One doesn't have to go looking for mystical karma to explain what is happening. You've been making a long series of bad choices which lead to the typical bad consequences. You had sex and a child with a man who didn't stick around, that isn't a great surprise. You chased after a man who was willing to have sex and two children with a woman he says he didn't truly love. But he says nice things to you, so that doesn't matter. Now he is in jail and you are hoping that he'll marry you when he gets out.
Dear, he's not in jail because of bad luck. He's there because he was caught breaking the law! Quit making up excuses and face reality. The man is no good and you have given zero indication that either he or you plan to straighten up your lives. I feel so sorry for the children being raised in this environment.
God gave us laws because they tell us what works and what fails. "And the LORD commanded us to observe all these statutes, to fear the LORD our God, for our good always, that He might preserve us alive, as it is this day. Then it will be righteousness for us, if we are careful to observe all these commandments before the LORD our God, as He has commanded us" (Deuteronomy 6:24-25). But you have been walking contrary to these laws and seem surprised that the bad things God warned everyone about really do happen.
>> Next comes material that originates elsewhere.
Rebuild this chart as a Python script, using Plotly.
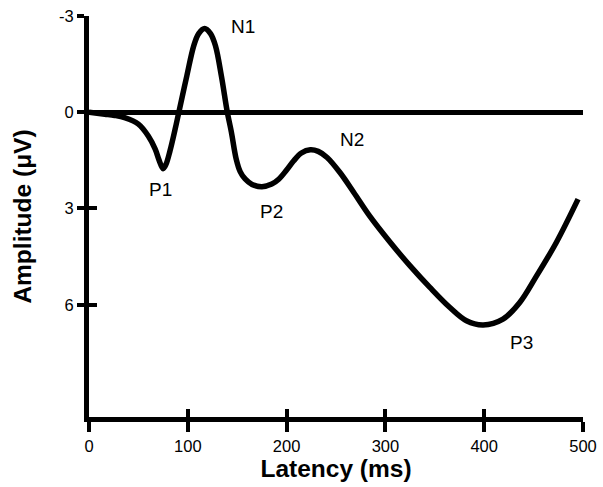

"Whoever loves instruction loves knowledge, but he who hates correction is stupid. A good man obtains favor from the LORD, but a man of wicked intentions He will condemn. A man is not established by wickedness, but the root of the righteous cannot be moved" (Proverbs 12:1-3).
You are only destined to continue to have bad results if you continue to insist on doing things wickedly. "He has brought on them their own iniquity, and shall cut them off in their own wickedness; the LORD our God shall cut them off" (Psalm 93:24). The only sensible solution is to make an immediate change in the course of your life. Stop taking sweet-talking men into your bed. Insist that the next man you ever sleep with is a man who loves you enough to first commit his life to you in marriage. Then find a man who will be a good provider and a good role model for your children, someone you will be proud of if your children grow up to be just like him. Then you might start seeing your fortune change. And for yourself, start learning the ways of righteousness so that you can both improve your life and the lives of your children.